--- start ---

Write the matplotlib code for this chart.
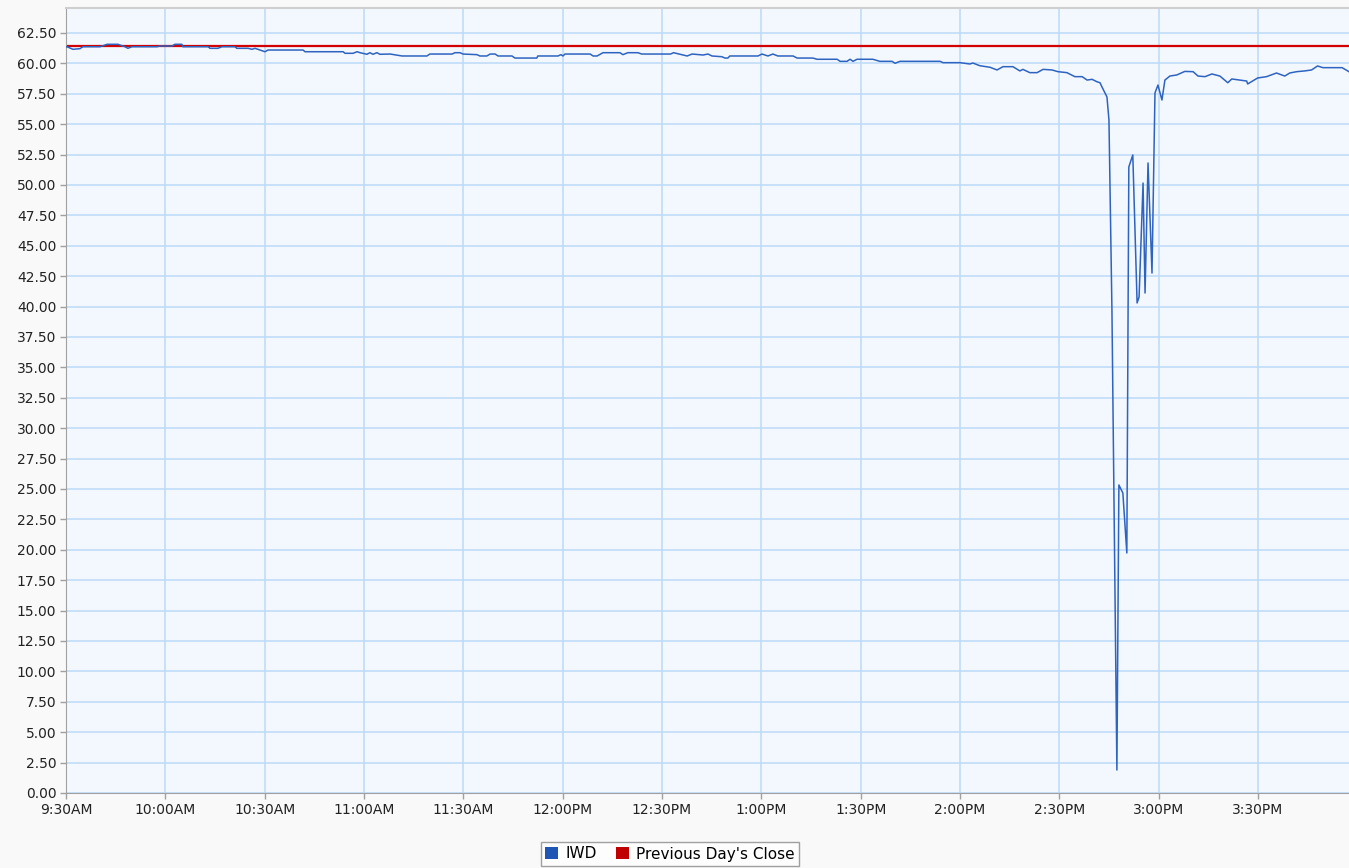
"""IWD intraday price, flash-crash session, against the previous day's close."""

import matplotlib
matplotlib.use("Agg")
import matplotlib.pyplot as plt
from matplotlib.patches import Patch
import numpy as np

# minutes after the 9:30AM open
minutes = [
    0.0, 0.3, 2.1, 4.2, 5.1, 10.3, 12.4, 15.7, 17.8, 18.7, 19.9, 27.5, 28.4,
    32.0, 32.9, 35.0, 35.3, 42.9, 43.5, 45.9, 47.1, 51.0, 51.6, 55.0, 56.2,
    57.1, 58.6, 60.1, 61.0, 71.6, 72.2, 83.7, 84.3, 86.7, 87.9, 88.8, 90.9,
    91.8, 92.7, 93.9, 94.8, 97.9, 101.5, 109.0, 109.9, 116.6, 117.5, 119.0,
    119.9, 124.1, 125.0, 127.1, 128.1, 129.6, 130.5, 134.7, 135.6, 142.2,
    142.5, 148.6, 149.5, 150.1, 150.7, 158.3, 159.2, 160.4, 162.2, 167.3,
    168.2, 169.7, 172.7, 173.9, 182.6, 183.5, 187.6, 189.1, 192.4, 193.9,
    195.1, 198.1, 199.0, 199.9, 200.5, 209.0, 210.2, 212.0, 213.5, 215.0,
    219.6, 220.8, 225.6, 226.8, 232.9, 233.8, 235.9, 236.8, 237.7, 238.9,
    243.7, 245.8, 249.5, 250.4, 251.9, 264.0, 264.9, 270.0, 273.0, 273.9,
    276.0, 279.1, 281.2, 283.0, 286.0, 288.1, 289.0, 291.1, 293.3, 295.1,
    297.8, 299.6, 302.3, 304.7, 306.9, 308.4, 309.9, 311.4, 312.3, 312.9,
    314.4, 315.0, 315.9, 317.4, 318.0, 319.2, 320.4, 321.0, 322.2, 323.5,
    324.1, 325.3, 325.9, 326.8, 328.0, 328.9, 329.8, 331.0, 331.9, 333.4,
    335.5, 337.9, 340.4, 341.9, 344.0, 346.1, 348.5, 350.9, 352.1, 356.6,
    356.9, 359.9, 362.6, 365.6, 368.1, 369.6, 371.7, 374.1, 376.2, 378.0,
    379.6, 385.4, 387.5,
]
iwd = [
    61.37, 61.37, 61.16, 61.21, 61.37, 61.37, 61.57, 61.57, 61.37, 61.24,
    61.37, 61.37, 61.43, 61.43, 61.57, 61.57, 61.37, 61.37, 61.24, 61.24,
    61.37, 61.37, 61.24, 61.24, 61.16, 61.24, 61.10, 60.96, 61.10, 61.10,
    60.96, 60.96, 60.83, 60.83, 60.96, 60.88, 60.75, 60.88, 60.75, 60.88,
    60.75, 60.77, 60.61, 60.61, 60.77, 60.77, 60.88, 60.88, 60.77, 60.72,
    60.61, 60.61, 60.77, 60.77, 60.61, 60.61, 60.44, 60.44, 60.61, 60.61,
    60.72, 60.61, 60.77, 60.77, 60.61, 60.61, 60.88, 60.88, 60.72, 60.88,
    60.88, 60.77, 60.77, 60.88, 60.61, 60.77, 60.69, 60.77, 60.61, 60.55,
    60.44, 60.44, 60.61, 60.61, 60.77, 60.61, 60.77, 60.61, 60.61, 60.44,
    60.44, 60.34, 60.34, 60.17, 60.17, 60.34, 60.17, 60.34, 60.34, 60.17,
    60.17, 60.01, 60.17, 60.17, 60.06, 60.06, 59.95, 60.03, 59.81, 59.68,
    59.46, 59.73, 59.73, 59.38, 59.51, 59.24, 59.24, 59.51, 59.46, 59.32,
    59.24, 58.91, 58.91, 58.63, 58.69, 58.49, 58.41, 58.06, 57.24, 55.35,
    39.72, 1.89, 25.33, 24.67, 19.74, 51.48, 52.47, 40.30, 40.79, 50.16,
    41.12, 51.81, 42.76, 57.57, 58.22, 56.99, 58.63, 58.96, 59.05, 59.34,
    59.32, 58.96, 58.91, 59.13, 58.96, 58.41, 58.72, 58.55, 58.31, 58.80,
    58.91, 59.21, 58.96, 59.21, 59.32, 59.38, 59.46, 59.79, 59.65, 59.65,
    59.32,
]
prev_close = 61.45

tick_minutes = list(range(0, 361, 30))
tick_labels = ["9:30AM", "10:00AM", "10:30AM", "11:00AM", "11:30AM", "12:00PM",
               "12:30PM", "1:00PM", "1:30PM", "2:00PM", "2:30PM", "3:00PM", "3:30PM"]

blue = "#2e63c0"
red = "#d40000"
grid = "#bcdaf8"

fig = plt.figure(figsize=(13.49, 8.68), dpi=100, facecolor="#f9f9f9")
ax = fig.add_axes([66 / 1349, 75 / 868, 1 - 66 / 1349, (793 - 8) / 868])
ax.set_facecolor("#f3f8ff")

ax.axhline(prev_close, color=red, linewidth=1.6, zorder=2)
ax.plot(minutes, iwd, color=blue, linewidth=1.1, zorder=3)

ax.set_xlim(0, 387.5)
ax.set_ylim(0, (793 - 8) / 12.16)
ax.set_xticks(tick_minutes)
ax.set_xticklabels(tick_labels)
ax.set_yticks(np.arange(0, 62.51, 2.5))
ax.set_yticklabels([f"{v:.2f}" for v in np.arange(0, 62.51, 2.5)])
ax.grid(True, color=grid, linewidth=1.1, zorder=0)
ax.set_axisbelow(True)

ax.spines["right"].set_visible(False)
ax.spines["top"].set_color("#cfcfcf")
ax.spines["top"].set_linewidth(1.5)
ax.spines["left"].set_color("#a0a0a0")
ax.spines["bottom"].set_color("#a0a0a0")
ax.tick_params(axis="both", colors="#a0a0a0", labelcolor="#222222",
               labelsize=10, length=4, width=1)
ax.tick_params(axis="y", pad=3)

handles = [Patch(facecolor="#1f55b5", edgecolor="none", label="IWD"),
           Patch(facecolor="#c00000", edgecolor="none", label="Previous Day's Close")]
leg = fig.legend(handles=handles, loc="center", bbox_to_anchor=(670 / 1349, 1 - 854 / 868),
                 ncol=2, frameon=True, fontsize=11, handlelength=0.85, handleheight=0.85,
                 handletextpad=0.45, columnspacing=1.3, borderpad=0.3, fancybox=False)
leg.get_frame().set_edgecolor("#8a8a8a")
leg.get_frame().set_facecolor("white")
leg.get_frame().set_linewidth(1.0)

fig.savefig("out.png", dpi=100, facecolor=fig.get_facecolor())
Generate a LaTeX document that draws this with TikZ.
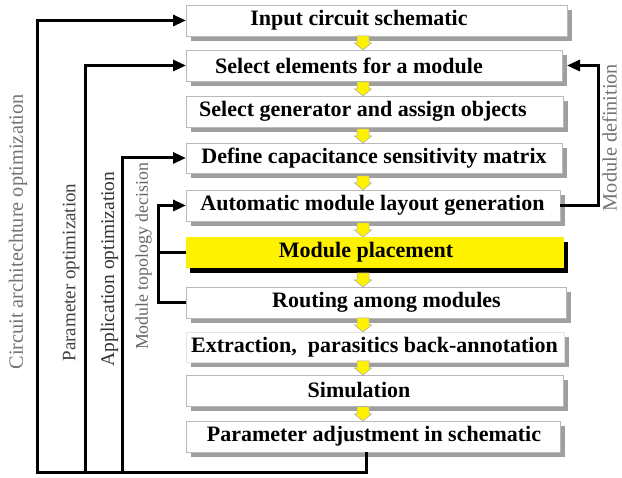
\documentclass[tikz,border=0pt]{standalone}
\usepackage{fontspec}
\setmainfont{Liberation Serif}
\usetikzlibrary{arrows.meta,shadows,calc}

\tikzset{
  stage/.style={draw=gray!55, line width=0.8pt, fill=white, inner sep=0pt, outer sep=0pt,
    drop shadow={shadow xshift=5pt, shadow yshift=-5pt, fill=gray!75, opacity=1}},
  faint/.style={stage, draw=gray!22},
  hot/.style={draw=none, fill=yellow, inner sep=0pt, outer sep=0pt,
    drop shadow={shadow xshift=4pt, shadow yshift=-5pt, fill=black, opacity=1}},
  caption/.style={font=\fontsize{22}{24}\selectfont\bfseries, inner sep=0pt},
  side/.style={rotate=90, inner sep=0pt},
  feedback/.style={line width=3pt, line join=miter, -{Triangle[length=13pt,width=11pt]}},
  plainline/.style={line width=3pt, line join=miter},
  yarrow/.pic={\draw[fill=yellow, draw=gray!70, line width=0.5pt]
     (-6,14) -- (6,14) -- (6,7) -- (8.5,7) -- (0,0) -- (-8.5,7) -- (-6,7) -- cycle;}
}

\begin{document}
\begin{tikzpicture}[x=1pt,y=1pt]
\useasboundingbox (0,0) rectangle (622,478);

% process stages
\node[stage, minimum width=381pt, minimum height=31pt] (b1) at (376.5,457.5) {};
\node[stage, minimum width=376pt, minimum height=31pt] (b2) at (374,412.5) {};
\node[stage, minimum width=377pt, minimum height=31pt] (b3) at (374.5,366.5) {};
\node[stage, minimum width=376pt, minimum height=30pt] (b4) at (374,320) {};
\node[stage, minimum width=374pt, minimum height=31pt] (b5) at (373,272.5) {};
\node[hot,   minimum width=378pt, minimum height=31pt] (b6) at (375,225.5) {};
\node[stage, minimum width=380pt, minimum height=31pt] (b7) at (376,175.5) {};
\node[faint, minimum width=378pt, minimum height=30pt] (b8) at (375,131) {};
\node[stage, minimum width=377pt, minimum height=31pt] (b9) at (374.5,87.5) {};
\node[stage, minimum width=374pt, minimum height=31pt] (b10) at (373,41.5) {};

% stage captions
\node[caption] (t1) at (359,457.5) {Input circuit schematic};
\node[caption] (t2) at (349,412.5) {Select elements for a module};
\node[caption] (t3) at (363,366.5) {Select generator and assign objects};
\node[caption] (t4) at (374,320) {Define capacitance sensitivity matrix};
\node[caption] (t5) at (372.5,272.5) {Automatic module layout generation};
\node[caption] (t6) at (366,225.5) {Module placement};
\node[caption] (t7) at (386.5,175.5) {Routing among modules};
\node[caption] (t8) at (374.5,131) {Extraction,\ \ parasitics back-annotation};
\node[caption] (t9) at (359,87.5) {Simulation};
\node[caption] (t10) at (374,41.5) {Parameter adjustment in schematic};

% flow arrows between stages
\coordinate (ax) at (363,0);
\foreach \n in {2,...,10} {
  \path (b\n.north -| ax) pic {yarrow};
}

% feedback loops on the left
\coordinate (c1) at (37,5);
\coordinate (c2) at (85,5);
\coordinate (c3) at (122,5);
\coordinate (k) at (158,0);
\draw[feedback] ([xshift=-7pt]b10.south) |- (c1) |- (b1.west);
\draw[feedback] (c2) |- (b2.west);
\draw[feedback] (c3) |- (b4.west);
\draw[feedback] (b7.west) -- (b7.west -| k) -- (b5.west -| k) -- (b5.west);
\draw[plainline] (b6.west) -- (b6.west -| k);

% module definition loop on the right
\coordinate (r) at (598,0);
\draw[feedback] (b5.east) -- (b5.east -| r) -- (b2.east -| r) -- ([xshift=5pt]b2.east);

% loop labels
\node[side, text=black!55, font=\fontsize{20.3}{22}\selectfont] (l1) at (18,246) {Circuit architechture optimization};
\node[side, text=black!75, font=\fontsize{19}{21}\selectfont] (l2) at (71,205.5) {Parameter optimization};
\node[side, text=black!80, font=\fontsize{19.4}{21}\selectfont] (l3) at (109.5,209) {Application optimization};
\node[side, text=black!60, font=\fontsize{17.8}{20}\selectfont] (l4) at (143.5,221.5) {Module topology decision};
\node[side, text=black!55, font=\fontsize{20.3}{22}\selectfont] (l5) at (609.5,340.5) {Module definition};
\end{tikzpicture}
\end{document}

--- end ---

Take the material above from its first line through the line holding "import numpy as np" and set it down exactly, without the pictures.

Correct result.
Write the matplotlib code for this chart.
"""IWD intraday price, flash-crash session, against the previous day's close."""

import matplotlib
matplotlib.use("Agg")
import matplotlib.pyplot as plt
from matplotlib.patches import Patch
import numpy as np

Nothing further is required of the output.